Data block:
###

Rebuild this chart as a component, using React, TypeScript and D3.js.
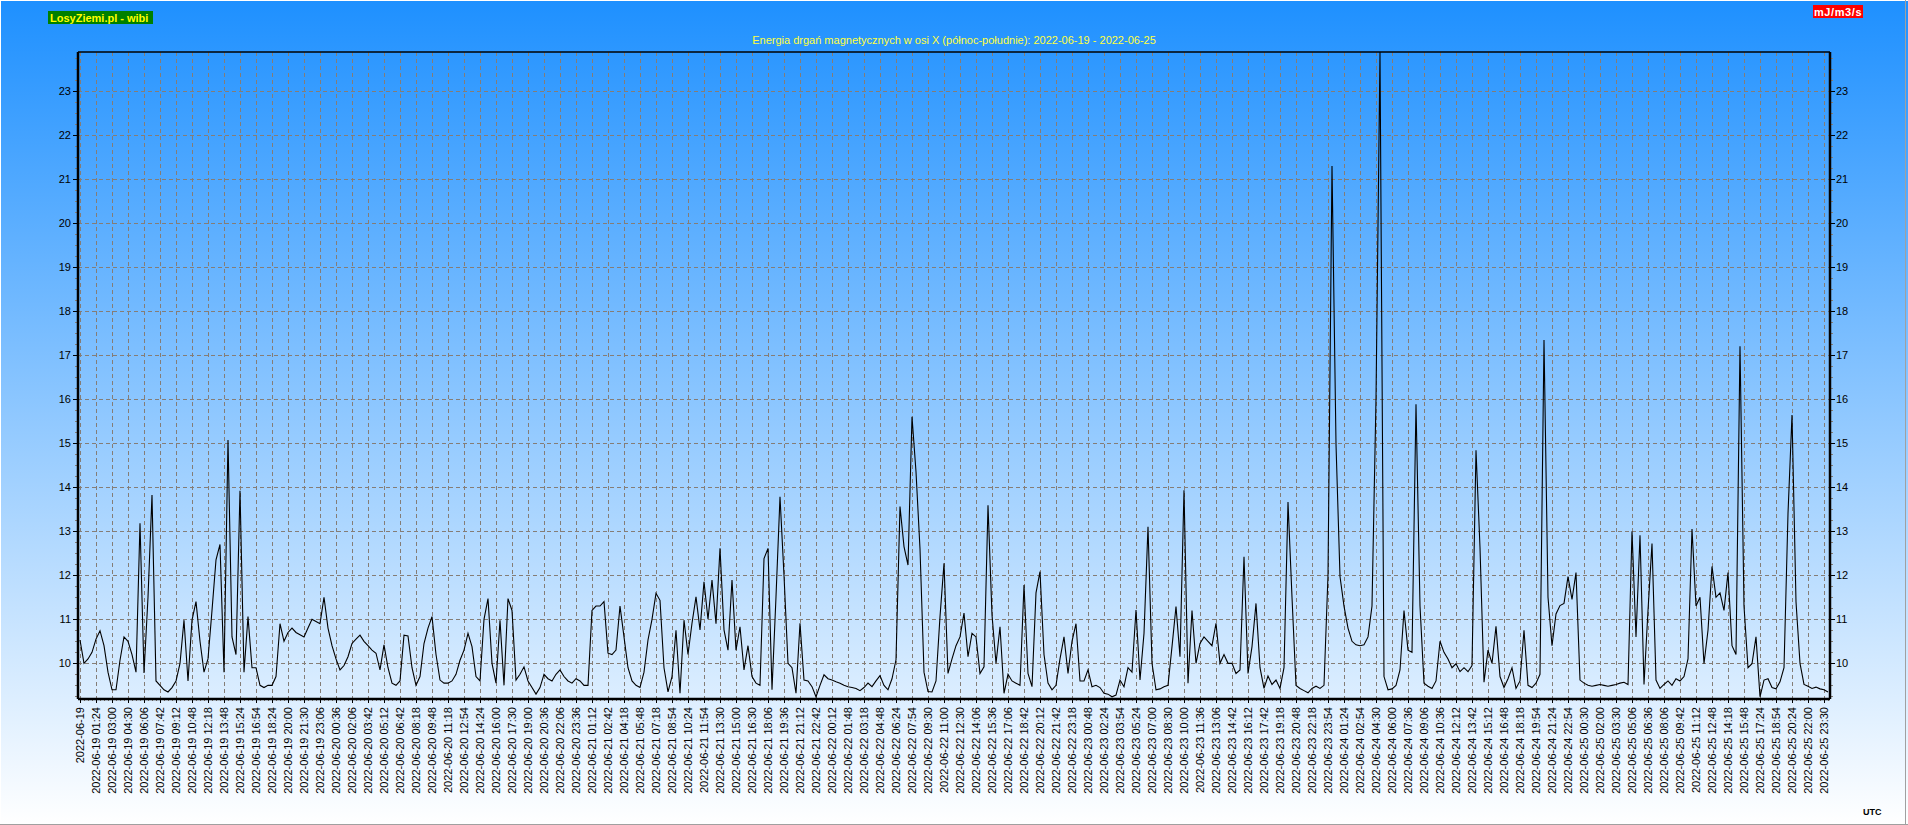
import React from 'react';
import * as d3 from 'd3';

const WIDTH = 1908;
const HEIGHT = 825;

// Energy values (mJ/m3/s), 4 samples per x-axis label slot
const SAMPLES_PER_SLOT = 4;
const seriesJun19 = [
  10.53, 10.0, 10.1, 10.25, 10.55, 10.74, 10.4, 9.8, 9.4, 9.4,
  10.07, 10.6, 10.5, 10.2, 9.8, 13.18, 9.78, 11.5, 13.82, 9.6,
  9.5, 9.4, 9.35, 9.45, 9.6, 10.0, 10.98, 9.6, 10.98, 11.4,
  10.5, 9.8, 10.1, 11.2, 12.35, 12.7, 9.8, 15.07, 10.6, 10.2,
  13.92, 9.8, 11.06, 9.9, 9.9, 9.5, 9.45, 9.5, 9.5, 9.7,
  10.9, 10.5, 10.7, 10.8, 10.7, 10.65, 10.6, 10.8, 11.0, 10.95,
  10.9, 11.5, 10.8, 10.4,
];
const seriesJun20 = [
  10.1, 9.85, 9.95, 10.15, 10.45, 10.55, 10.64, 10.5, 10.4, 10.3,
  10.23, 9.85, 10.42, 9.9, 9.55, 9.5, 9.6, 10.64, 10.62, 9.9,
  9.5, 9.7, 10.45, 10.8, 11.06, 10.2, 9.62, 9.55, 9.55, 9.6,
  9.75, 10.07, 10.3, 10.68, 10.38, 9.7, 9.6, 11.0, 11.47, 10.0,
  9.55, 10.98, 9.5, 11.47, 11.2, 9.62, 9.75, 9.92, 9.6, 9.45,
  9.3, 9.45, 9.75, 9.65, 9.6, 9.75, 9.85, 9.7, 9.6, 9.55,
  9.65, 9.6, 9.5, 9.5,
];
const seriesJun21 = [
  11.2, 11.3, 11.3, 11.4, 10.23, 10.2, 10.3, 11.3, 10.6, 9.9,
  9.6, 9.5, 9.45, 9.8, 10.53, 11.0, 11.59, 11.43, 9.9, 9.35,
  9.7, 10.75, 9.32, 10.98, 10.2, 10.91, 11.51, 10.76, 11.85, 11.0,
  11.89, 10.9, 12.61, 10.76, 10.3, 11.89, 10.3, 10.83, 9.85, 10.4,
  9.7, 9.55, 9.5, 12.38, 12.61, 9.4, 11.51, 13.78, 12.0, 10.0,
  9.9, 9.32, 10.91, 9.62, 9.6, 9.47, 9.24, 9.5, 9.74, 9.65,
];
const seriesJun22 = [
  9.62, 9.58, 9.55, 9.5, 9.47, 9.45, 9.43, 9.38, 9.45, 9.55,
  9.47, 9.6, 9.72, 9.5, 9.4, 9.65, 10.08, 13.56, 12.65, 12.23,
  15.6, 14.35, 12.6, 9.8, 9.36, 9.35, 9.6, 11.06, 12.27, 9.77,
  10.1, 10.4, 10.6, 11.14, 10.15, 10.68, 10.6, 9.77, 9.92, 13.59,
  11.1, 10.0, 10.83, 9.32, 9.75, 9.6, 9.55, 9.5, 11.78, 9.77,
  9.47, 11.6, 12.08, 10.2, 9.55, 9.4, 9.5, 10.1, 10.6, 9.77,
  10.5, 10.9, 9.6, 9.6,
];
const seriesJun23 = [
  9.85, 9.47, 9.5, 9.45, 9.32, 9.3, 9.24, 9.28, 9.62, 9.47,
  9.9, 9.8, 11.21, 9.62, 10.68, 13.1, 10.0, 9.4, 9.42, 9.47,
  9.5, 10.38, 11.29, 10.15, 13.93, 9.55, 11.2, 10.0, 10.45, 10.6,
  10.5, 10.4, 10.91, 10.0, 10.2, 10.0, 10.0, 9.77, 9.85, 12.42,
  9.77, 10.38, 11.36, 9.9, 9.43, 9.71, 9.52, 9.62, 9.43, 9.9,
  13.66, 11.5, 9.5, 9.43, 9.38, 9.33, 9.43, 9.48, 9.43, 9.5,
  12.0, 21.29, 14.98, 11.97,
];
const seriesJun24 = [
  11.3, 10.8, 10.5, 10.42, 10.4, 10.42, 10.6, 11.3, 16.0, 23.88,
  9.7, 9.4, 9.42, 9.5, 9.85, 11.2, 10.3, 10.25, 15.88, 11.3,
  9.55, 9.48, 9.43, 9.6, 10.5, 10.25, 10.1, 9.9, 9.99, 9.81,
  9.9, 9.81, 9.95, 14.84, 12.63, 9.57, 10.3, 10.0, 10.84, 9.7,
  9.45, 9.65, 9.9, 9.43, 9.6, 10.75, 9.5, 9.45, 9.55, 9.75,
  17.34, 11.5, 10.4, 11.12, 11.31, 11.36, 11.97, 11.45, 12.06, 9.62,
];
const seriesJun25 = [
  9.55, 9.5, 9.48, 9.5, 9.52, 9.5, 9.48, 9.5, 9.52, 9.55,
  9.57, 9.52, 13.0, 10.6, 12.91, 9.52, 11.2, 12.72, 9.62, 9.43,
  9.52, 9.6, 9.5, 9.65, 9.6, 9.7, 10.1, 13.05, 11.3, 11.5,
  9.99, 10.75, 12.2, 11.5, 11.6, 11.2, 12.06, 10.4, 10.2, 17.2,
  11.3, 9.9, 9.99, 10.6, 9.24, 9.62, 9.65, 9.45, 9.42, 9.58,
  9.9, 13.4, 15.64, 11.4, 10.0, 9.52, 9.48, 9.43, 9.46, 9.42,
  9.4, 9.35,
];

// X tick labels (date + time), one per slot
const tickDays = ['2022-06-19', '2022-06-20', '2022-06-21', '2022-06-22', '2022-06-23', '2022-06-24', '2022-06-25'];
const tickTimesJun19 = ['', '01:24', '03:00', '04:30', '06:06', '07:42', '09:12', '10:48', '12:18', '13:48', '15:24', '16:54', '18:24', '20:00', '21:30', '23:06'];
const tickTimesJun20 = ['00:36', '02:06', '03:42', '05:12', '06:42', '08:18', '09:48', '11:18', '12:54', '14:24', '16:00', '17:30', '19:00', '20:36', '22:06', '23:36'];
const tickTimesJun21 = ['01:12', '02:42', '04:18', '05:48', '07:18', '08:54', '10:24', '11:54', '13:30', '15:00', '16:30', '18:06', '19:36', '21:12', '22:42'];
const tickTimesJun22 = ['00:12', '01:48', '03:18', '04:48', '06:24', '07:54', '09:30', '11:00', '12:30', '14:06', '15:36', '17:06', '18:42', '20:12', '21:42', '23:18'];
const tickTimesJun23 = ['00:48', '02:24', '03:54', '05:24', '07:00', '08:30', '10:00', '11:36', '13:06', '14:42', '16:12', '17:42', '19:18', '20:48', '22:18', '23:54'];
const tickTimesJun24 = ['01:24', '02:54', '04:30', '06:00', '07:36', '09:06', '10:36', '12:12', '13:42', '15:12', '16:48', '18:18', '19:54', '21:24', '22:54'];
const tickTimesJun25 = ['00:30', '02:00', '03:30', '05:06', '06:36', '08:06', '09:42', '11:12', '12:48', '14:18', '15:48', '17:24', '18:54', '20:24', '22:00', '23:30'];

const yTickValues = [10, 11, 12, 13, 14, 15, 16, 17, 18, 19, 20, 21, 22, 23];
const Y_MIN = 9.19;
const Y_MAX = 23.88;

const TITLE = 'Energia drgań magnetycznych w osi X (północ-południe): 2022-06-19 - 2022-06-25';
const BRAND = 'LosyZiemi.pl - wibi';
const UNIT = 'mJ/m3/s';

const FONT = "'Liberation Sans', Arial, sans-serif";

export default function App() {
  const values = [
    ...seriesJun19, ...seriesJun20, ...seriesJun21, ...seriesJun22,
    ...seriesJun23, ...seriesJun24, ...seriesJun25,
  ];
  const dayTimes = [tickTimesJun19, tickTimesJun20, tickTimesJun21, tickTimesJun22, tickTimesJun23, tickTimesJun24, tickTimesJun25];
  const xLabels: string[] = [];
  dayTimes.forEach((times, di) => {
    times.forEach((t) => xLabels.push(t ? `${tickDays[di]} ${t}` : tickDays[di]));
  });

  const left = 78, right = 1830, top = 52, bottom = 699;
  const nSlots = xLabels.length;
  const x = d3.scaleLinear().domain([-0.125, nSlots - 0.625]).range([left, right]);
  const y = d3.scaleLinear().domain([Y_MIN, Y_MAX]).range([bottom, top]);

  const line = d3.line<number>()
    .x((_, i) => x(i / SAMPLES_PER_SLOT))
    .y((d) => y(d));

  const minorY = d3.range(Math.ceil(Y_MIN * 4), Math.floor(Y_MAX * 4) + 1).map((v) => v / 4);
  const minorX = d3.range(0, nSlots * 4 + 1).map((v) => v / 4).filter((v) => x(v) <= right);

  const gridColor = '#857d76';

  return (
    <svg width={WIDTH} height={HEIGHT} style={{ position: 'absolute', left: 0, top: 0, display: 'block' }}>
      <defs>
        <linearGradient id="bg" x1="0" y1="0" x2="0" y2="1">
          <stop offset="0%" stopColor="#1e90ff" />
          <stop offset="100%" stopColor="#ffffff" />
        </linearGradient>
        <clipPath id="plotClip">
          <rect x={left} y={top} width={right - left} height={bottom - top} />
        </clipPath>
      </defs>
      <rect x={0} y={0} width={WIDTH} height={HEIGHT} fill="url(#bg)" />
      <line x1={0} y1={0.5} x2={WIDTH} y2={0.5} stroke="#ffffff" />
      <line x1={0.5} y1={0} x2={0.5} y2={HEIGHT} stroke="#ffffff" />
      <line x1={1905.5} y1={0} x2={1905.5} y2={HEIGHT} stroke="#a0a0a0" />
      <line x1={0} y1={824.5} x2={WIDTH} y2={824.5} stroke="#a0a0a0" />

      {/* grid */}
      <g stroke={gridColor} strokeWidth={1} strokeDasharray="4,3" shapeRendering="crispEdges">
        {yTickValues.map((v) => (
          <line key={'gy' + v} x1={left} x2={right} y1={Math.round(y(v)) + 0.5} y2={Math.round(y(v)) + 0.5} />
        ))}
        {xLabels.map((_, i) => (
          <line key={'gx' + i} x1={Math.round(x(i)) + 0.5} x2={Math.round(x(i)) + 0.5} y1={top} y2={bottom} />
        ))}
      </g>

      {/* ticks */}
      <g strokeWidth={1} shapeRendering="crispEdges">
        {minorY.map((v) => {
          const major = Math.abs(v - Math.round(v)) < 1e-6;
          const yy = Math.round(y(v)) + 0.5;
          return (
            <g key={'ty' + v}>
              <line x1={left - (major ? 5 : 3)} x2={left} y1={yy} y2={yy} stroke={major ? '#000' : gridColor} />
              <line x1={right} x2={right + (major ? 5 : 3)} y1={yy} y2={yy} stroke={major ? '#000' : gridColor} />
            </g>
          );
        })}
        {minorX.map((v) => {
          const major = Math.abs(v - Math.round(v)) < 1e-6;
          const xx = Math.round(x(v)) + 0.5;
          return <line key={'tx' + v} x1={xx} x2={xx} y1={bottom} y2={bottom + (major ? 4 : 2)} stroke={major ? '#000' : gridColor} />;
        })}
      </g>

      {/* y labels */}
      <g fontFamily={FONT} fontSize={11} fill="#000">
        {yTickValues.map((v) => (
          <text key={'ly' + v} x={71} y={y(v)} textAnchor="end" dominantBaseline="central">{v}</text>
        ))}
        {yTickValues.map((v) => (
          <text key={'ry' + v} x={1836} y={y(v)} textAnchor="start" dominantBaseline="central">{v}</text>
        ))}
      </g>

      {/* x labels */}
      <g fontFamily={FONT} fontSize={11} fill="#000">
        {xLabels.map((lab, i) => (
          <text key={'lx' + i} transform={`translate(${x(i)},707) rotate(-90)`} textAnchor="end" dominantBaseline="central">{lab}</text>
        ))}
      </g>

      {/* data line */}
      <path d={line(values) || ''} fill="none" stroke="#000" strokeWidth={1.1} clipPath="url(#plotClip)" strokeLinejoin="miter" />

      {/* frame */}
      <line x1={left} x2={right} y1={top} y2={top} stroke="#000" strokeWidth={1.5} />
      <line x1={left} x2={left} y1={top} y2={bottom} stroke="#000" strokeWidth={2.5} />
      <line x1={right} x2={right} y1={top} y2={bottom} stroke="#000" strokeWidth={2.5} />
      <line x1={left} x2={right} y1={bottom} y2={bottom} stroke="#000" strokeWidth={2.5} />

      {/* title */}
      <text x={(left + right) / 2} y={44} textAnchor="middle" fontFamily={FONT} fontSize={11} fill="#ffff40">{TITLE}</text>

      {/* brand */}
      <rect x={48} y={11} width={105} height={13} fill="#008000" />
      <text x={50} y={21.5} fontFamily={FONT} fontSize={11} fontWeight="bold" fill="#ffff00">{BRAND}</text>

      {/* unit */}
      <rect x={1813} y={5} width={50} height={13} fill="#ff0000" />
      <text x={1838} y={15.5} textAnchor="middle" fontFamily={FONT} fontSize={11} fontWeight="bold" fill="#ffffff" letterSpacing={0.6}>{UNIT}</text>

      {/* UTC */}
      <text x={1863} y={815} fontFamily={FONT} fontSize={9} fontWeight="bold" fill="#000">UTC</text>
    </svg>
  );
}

###

Your goal: Make an exact copy of the lines from the top of the material through the line with "const HEIGHT = 825;", pictures excluded.

Solved exercise:
Rebuild this chart as a component, using React, TypeScript and D3.js.
import React from 'react';
import * as d3 from 'd3';

const WIDTH = 1908;
const HEIGHT = 825;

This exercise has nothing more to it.